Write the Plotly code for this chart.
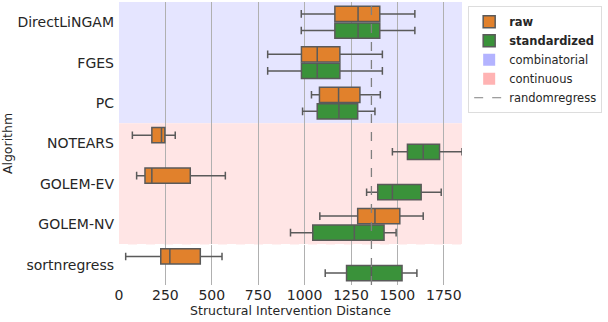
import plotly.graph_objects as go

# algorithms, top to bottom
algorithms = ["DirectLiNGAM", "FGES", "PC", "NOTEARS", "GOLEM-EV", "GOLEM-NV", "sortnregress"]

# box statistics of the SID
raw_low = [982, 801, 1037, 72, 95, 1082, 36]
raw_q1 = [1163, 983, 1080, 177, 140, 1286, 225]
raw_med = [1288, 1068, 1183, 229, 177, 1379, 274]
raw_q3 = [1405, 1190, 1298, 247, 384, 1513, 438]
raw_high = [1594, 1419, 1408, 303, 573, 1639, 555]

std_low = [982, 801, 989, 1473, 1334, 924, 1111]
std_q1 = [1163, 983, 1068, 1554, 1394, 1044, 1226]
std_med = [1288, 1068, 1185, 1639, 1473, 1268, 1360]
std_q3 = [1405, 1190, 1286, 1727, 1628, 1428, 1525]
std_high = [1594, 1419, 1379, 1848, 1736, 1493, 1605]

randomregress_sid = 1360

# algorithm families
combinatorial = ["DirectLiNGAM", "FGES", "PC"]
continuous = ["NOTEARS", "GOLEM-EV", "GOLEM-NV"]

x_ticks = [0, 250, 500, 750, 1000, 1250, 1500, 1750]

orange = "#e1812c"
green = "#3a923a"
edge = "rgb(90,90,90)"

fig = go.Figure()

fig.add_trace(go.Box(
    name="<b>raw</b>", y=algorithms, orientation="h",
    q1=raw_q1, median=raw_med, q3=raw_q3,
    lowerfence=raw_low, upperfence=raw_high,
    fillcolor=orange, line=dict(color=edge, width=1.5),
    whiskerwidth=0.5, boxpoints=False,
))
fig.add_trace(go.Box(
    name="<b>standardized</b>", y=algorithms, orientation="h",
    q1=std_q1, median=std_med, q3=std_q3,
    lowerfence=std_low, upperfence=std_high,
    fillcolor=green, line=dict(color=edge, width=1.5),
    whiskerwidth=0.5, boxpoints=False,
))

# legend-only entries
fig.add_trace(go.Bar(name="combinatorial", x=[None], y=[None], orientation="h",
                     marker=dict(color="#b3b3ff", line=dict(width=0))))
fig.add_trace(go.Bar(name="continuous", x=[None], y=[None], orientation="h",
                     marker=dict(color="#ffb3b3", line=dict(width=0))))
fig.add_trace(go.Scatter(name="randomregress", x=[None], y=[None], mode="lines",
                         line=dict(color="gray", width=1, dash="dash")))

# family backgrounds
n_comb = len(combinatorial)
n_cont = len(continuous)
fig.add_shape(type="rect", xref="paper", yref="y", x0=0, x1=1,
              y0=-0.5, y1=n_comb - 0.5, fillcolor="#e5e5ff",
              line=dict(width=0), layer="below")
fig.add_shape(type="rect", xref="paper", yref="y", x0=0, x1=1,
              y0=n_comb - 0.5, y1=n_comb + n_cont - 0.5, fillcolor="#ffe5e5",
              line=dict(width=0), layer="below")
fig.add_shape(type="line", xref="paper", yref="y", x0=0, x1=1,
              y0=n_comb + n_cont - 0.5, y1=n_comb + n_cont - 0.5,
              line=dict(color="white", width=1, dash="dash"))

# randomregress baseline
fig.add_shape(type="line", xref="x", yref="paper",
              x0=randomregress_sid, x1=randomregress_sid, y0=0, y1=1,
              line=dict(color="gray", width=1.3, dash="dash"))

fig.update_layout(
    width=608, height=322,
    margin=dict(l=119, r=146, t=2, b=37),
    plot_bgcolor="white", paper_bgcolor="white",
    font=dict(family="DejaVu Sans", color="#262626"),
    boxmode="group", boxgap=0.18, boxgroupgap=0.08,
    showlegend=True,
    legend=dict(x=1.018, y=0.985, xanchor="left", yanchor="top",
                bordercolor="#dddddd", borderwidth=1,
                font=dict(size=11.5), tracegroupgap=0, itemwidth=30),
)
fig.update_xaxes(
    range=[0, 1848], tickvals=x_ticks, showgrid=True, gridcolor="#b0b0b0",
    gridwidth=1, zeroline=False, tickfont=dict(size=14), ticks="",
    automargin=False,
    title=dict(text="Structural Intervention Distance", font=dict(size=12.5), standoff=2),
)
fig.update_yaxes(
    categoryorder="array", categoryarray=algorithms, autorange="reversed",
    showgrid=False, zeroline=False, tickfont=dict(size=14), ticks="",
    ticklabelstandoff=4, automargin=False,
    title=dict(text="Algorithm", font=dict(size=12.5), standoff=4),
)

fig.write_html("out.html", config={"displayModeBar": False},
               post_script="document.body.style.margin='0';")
--
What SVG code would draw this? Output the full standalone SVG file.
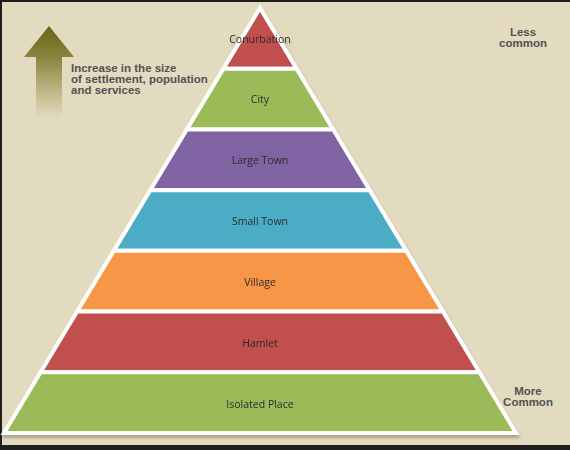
==
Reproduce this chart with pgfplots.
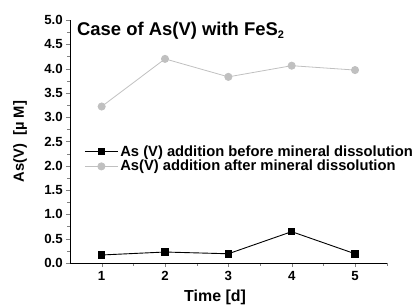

- EXERCISE BRIEF -
Nothing but the lines from the one with "Write the Plotly code for this chart." through the one with "raw_high = [1594, 1419, 1408, 303, 573, 1639, 555]" is to be copied, exactly and ends included. Leave pictures out.

- ANSWER TO THE PROBLEM -
Write the Plotly code for this chart.
import plotly.graph_objects as go

# algorithms, top to bottom
algorithms = ["DirectLiNGAM", "FGES", "PC", "NOTEARS", "GOLEM-EV", "GOLEM-NV", "sortnregress"]

# box statistics of the SID
raw_low = [982, 801, 1037, 72, 95, 1082, 36]
raw_q1 = [1163, 983, 1080, 177, 140, 1286, 225]
raw_med = [1288, 1068, 1183, 229, 177, 1379, 274]
raw_q3 = [1405, 1190, 1298, 247, 384, 1513, 438]
raw_high = [1594, 1419, 1408, 303, 573, 1639, 555]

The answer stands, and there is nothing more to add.